One of the great things about cinema is the way it enables us to share in other lives, other perspectives, and thus widen our understanding and (virtual) experience of the world. But while we've seen Scarface and Popeye Doyle and their ilk hundreds of times, "Maria" (titled "Soshite Hitotsubu no Hikari" in Japan) is a story unlike any we've seen before.
Speaking with The Japan Times, director Marston concurred: "The tale of the individual, the common, ordinary person, is considered by Hollywood to be not very dramatic or interesting."
Marston admits that the idea of a film about drug mules wasn't in the front of his mind, but that one day, in a restaurant in the Colombian section in Queens, "I got into a random conversation with a woman who was there, and I heard her tell me a story of how she previously traveled to the U.S. as a drug mule, and it was riveting. So I began to imagine a film that was telling the drug story from a different point of view, an ordinary individual who gets caught up in it."
It's easy to draw a parallel between the vast number of Hollywood films involving cops violently cracking down on drug dealers and cartels, and the policy of the U.S. government, which is skewed heavily toward police and military solutions to the social problems of drug abuse.
Marston agrees, and notes: "My political intention in telling this story is, in fact, to humanize the ramifications of drug policy of the United States -- and most other nations, now, falling in line -- with the hope that people will realize that the drug war, the way it's being conducted now, is a war of prohibition. And if there weren't prohibition, you wouldn't have a black market for drugs. I'm not saying we should legalize everything tomorrow. But you don't see people on the street corners trying to sell beer and wine secretly. I think we're not winning the 'drug war' and need to contemplate different strategies."

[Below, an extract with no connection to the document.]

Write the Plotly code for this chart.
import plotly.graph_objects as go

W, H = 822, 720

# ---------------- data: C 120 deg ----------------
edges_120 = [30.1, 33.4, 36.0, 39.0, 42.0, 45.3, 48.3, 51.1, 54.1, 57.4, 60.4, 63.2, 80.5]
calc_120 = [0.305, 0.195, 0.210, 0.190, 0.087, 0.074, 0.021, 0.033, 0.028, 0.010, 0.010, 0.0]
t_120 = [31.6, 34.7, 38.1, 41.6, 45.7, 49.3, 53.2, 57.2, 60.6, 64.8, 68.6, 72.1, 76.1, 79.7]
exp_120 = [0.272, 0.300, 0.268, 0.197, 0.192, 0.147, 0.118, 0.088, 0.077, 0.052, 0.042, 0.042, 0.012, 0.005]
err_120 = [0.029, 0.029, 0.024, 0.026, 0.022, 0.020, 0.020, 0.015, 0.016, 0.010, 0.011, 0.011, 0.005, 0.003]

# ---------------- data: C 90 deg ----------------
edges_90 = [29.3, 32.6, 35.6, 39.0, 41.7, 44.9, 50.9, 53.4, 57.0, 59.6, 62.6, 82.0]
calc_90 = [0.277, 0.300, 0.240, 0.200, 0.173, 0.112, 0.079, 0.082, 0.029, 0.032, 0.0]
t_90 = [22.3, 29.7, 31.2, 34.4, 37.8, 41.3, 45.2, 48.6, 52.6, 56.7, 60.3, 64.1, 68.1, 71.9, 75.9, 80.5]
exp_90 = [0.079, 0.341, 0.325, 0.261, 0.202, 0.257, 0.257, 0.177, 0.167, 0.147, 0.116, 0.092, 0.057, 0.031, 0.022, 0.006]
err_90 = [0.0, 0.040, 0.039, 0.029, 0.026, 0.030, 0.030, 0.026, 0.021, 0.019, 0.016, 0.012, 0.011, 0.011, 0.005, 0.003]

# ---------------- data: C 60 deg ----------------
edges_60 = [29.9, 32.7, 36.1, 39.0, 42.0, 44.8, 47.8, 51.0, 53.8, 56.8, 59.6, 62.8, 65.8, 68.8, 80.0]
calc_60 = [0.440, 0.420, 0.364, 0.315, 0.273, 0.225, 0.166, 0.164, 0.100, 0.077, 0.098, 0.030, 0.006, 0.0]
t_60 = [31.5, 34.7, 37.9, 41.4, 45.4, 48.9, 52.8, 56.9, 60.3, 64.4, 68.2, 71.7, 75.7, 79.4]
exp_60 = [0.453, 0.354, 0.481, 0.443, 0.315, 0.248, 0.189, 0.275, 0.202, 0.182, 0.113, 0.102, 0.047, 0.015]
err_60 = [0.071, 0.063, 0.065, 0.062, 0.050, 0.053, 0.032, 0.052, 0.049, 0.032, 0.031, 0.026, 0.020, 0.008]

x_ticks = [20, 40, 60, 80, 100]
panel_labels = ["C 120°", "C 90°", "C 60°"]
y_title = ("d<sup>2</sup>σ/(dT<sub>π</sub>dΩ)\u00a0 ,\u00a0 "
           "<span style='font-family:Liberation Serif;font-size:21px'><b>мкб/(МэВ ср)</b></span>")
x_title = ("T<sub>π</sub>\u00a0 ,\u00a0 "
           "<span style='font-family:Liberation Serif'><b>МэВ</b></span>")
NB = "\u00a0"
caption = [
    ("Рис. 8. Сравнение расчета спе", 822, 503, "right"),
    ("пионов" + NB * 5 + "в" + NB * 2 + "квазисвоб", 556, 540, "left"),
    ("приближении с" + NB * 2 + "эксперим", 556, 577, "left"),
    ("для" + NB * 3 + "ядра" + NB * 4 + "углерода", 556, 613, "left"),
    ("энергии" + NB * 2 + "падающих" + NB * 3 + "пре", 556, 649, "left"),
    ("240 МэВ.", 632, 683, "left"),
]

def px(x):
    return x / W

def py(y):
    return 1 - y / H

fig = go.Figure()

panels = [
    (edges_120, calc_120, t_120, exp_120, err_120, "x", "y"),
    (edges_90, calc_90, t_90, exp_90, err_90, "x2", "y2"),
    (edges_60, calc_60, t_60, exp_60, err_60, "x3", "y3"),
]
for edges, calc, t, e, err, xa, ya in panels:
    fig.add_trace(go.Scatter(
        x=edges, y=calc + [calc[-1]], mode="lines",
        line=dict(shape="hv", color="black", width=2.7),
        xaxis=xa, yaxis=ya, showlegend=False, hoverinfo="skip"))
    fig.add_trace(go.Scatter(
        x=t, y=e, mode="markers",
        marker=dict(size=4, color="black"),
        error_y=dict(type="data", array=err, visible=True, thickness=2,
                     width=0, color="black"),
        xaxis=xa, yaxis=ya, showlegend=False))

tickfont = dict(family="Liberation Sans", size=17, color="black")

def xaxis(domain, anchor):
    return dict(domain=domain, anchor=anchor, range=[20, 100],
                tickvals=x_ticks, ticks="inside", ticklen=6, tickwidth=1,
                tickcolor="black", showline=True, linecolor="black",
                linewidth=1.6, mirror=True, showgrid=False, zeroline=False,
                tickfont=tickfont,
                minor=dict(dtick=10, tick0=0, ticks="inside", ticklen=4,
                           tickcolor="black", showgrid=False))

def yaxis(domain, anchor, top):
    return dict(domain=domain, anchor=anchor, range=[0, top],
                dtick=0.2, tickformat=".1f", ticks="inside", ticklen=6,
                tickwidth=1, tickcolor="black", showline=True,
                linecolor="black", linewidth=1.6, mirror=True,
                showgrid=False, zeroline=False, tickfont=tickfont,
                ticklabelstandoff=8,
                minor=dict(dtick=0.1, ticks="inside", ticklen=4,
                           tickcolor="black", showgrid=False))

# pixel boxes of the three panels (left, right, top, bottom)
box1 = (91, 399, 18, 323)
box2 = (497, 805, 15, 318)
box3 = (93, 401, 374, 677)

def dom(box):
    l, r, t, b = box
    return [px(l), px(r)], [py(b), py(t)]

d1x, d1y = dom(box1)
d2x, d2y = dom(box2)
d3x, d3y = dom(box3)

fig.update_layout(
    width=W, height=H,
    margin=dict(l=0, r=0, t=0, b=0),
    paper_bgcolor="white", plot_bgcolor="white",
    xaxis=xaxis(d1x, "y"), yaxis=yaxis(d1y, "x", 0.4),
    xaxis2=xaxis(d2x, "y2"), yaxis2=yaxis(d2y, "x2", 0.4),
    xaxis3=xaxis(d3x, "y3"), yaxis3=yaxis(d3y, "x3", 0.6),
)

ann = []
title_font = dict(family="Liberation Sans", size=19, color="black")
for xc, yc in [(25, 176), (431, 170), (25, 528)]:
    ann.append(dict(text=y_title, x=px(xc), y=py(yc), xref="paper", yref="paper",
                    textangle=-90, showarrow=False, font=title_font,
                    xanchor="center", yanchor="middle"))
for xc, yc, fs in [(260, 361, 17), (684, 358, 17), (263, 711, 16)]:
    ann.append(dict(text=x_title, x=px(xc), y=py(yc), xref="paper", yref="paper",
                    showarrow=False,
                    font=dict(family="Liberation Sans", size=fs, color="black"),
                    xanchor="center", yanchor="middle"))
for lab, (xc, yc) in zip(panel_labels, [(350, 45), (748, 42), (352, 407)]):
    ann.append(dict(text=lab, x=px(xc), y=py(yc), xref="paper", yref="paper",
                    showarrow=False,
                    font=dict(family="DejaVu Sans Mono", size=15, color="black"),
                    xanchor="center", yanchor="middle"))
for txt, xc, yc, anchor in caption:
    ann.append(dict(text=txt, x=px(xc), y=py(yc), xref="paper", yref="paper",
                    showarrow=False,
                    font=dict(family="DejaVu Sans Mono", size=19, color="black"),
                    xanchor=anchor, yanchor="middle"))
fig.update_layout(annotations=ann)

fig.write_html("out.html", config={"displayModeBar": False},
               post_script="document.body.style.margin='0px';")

When asked of his approach toward shooting the film, Marston says, "I was most interested in sucking the audience into the story and making them forget they were watching a film. So, cinematically speaking, that meant a feel that was very documentary or cinema verite, to make the cinematic devices as transparent as possible."
Catalina Sandino Moreno makes her debut here, and it's a powerful one, as so much of the film's tension plays out on her face. Marston says that in casting the role, he was looking for "someone who felt very natural in the role."

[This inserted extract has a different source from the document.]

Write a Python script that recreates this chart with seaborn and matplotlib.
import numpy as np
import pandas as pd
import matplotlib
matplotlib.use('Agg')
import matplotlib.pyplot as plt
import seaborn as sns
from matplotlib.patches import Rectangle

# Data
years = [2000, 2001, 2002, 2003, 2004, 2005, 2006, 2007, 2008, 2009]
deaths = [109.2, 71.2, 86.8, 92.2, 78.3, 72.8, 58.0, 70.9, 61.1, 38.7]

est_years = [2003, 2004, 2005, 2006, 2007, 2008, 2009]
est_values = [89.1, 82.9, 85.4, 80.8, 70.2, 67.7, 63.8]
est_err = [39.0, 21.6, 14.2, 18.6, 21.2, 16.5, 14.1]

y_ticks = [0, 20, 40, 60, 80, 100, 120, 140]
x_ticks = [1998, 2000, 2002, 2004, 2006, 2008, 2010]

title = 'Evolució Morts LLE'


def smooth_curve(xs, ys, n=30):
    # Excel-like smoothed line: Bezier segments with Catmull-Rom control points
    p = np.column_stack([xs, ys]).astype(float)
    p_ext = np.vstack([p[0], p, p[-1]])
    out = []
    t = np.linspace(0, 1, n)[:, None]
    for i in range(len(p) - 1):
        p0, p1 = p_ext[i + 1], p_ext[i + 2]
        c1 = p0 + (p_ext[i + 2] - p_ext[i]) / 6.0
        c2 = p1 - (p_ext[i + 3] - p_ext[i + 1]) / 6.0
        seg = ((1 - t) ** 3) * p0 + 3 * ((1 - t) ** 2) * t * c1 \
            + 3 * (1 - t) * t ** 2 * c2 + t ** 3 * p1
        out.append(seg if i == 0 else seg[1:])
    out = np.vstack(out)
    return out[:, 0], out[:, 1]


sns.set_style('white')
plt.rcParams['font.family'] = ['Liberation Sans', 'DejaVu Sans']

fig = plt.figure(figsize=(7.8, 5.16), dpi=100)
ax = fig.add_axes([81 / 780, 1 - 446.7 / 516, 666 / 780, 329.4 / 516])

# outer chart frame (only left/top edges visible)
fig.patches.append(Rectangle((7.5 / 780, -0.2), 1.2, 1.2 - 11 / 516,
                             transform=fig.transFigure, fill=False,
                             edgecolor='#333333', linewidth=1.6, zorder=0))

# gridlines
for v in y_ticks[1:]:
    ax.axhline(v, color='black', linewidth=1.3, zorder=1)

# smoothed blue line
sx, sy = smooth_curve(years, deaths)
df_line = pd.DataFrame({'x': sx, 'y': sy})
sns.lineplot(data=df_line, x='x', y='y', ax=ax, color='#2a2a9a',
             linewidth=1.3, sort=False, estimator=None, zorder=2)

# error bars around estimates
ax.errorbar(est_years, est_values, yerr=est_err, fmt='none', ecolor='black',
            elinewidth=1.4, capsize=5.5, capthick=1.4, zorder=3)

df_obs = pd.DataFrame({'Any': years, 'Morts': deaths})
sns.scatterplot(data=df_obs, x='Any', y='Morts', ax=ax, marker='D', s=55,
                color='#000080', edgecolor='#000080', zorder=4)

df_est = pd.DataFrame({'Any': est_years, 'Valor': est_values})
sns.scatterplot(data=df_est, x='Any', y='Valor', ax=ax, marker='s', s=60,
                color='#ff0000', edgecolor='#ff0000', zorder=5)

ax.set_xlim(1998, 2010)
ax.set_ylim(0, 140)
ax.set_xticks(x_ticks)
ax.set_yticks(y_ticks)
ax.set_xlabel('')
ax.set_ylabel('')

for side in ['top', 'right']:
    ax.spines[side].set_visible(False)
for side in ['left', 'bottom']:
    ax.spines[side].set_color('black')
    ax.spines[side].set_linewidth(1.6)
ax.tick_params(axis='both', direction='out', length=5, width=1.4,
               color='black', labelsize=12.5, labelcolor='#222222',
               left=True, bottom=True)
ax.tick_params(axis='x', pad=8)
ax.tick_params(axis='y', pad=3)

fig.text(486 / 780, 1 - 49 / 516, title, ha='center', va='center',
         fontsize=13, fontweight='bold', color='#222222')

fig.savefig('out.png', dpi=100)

Most major actresses in Colombia work in the more exaggerated emotional tones of the telenovellas, so he trawled the countryside doing casting calls, seeing "something like 800 girls" before finding Moreno, a college student who'd trained as an actress, but never acted professionally.
Marston admits that "part of me thinks that wouldn't it be a wonderful world if every film had a face you never knew before, and you could completely go into the story and see only the character, rather than the actor."
Moreno is a face you'll be seeing more of, however, as she's currently working on Richard Linklater's new film, "Fast Food Nation." A self-admitted "perfectionist" who's happier not watching the daily rushes during a shoot, Moreno did do a lot to get into her role. First, she spent two weeks working at a flower plantation: "I realized how hard it is as a job," says the actress. "And I could realize why [Maria] was so tired and unhappy and bored." But after breaking an agreement not to talk to the workers, she was forced to leave: "They were a little bit nervous, and thought I was a spy or something."
The next hardest step was physically swallowing the drug pellets -- condoms filled with powder -- for one scene.
"It was really hard," says Moreno. "I couldn't swallow a grape even. I thought I was going to choke or die. But I did eight of them. After the second one, it gets easier. But it was awful." She adds a big "yuck" for emphasis.
And, like her character, Moreno has been stopped by customs in New York. "It was awful. They opened my bag, and I had five people asking me these questions. They're very intimidating. It was like reliving the movie, and I was crying." Was she taken to the back room? "No, thank God, because I would die! Because now I know what would happen if they did take me to the back room."